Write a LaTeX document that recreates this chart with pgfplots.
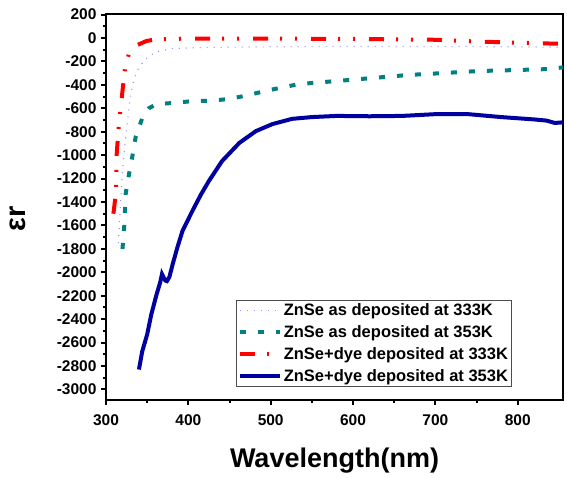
\documentclass[border=0pt]{standalone}
\usepackage{pgfplots}
\pgfplotsset{compat=1.18}
\usepackage{fontspec}
\setmainfont{Liberation Sans}

\definecolor{lav}{RGB}{150,150,255}
\definecolor{tealc}{RGB}{0,128,128}
\definecolor{navyc}{RGB}{0,0,160}

\begin{document}
\begin{tikzpicture}
\begin{axis}[
    width=457pt, height=386pt, scale only axis,
    xmin=300, xmax=855, ymin=-3090, ymax=205,
    xtick={300,400,...,800}, minor x tick num=1,
    ytick={-3000,-2800,...,200}, minor y tick num=1,
    xtick pos=left, ytick pos=left,
    tick align=outside, major tick length=5pt, minor tick length=3pt,
    axis line style={line width=2.5pt},
    every tick/.style={black, line width=2pt},
    ticklabel style={font=\fontsize{15.5}{17}\selectfont\bfseries},
    xticklabel style={yshift=-6pt},
    yticklabel style={xshift=-1pt},
    /pgf/number format/assume math mode=true,
    /pgf/number format/1000 sep={},
    xlabel={Wavelength(nm)}, ylabel={εr},
    xlabel style={font=\fontsize{27}{30}\selectfont\bfseries,
        at={(axis description cs:0.5,-0.176)}, anchor=base},
    ylabel style={font=\fontsize{29}{32}\selectfont\bfseries,
        at={(axis description cs:-0.193,0.47)}, anchor=center},
    legend style={at={(0.888,0.034)}, anchor=south east,
        font=\fontsize{16.5}{18}\selectfont\bfseries,
        draw=black!70, line width=0.6pt, inner sep=1.5pt, row sep=4.5pt,
        cells={anchor=west}},
    legend image code/.code={\draw[#1] (0pt,0pt) -- (40pt,0pt);},
]
% ZnSe as deposited at 333K
\addplot[lav, line width=1.2pt, dash pattern=on 1pt off 6pt] coordinates {
    (315,-1750) (317,-1500) (319,-1250) (321,-1050) (324,-850) (327,-650)
    (330,-480) (334,-350) (340,-250) (348,-180) (360,-120) (380,-90)
    (420,-80) (500,-75) (600,-72) (700,-72) (800,-75) (855,-80)
};
\addlegendentry{ZnSe as deposited at 333K}
% ZnSe as deposited at 353K
\addplot[tealc, line width=4pt, dash pattern=on 6pt off 12pt] coordinates {
    (320,-1800) (322,-1630) (323,-1480) (324,-1325) (328,-1160) (332,-1010)
    (336,-846) (344,-685) (352,-600) (361,-565) (380,-555) (403,-540)
    (428,-535) (450,-520) (471,-490) (493,-453) (515,-420) (535,-393)
    (580,-367) (623,-342) (666,-316) (710,-299) (752,-282) (795,-274)
    (838,-265) (855,-250)
};
\addlegendentry{ZnSe as deposited at 353K}
% ZnSe+dye deposited at 333K
\addplot[red, line width=4pt,
    dash pattern=on 15pt off 12pt on 2pt off 13pt on 2pt off 14pt] coordinates {
    (309,-1500) (312,-1325) (313,-990) (315,-795) (317,-650) (320,-453)
    (323,-265) (328,-128) (338,-60) (349,-26) (361,-10) (400,-5)
    (500,-5) (600,-8) (700,-15) (750,-30) (800,-40) (855,-50)
};
\addlegendentry{ZnSe+dye deposited at 333K}
% ZnSe+dye deposited at 353K
\addplot[navyc, line width=4pt] coordinates {
    (340,-2830) (344,-2675) (350,-2530) (355,-2360) (361,-2200) (366,-2080)
    (368,-2015) (372,-2070) (374,-2075) (377,-2040) (381,-1930) (387,-1780)
    (393,-1645) (405,-1475) (415,-1340) (425,-1220) (441,-1050) (462,-895)
    (482,-795) (502,-735) (526,-690) (550,-675) (580,-665) (620,-668)
    (660,-665) (700,-650) (740,-650) (780,-675) (800,-685) (820,-695)
    (835,-705) (845,-725) (855,-720)
};
\addlegendentry{ZnSe+dye deposited at 353K}
\end{axis}
\pgfresetboundingbox
\path (current axis.south west) ++(-106pt,-77pt) coordinate (bbl)
      (current axis.north east) ++(4pt,14pt) coordinate (bbr);
\useasboundingbox (bbl) rectangle (bbr);
\end{tikzpicture}
\end{document}
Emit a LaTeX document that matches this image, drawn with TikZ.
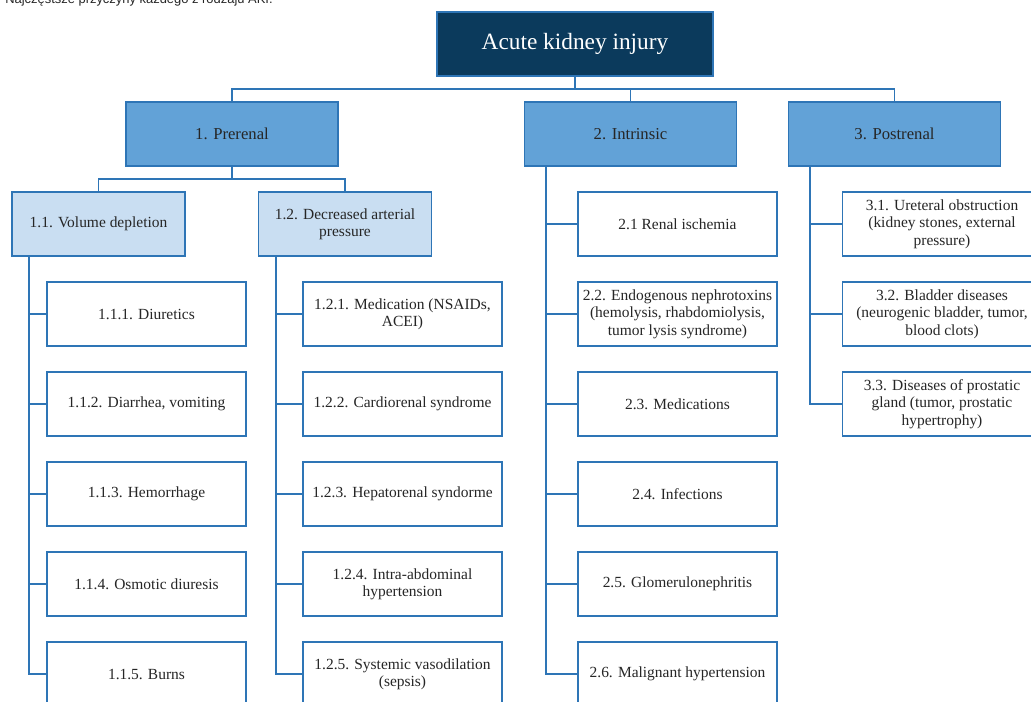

-------

Repeat each entry exactly as given; no pictures belong in the copy.

Write a LaTeX document that recreates this chart with pgfplots.
\documentclass[border=0pt]{standalone}
\usepackage{pgfplots}
\pgfplotsset{compat=1.18}
\usepackage{fontspec}
\setmainfont{Liberation Sans}

\definecolor{lav}{RGB}{150,150,255}
\definecolor{tealc}{RGB}{0,128,128}
\definecolor{navyc}{RGB}{0,0,160}

\begin{document}
\begin{tikzpicture}
\begin{axis}[
    width=457pt, height=386pt, scale only axis,
    xmin=300, xmax=855, ymin=-3090, ymax=205,
    xtick={300,400,...,800}, minor x tick num=1,
    ytick={-3000,-2800,...,200}, minor y tick num=1,
    xtick pos=left, ytick pos=left,
    tick align=outside, major tick length=5pt, minor tick length=3pt,
    axis line style={line width=2.5pt},
    every tick/.style={black, line width=2pt},
    ticklabel style={font=\fontsize{15.5}{17}\selectfont\bfseries},
    xticklabel style={yshift=-6pt},
    yticklabel style={xshift=-1pt},
    /pgf/number format/assume math mode=true,
    /pgf/number format/1000 sep={},
    xlabel={Wavelength(nm)}, ylabel={εr},
    xlabel style={font=\fontsize{27}{30}\selectfont\bfseries,
        at={(axis description cs:0.5,-0.176)}, anchor=base},
    ylabel style={font=\fontsize{29}{32}\selectfont\bfseries,
        at={(axis description cs:-0.193,0.47)}, anchor=center},
    legend style={at={(0.888,0.034)}, anchor=south east,
        font=\fontsize{16.5}{18}\selectfont\bfseries,
        draw=black!70, line width=0.6pt, inner sep=1.5pt, row sep=4.5pt,
        cells={anchor=west}},
    legend image code/.code={\draw[#1] (0pt,0pt) -- (40pt,0pt);},
]
% ZnSe as deposited at 333K
\addplot[lav, line width=1.2pt, dash pattern=on 1pt off 6pt] coordinates {
    (315,-1750) (317,-1500) (319,-1250) (321,-1050) (324,-850) (327,-650)
    (330,-480) (334,-350) (340,-250) (348,-180) (360,-120) (380,-90)
    (420,-80) (500,-75) (600,-72) (700,-72) (800,-75) (855,-80)
};
\addlegendentry{ZnSe as deposited at 333K}
% ZnSe as deposited at 353K
\addplot[tealc, line width=4pt, dash pattern=on 6pt off 12pt] coordinates {
    (320,-1800) (322,-1630) (323,-1480) (324,-1325) (328,-1160) (332,-1010)
    (336,-846) (344,-685) (352,-600) (361,-565) (380,-555) (403,-540)
    (428,-535) (450,-520) (471,-490) (493,-453) (515,-420) (535,-393)
    (580,-367) (623,-342) (666,-316) (710,-299) (752,-282) (795,-274)
    (838,-265) (855,-250)
};
\addlegendentry{ZnSe as deposited at 353K}
% ZnSe+dye deposited at 333K
\addplot[red, line width=4pt,
    dash pattern=on 15pt off 12pt on 2pt off 13pt on 2pt off 14pt] coordinates {
    (309,-1500) (312,-1325) (313,-990) (315,-795) (317,-650) (320,-453)
    (323,-265) (328,-128) (338,-60) (349,-26) (361,-10) (400,-5)
    (500,-5) (600,-8) (700,-15) (750,-30) (800,-40) (855,-50)
};
\addlegendentry{ZnSe+dye deposited at 333K}
% ZnSe+dye deposited at 353K
\addplot[navyc, line width=4pt] coordinates {
    (340,-2830) (344,-2675) (350,-2530) (355,-2360) (361,-2200) (366,-2080)
    (368,-2015) (372,-2070) (374,-2075) (377,-2040) (381,-1930) (387,-1780)
    (393,-1645) (405,-1475) (415,-1340) (425,-1220) (441,-1050) (462,-895)
    (482,-795) (502,-735) (526,-690) (550,-675) (580,-665) (620,-668)
    (660,-665) (700,-650) (740,-650) (780,-675) (800,-685) (820,-695)
    (835,-705) (845,-725) (855,-720)
};
\addlegendentry{ZnSe+dye deposited at 353K}
\end{axis}
\pgfresetboundingbox
\path (current axis.south west) ++(-106pt,-77pt) coordinate (bbl)
      (current axis.north east) ++(4pt,14pt) coordinate (bbr);
\useasboundingbox (bbl) rectangle (bbr);
\end{tikzpicture}
\end{document}
Emit a LaTeX document that matches this image, drawn with TikZ.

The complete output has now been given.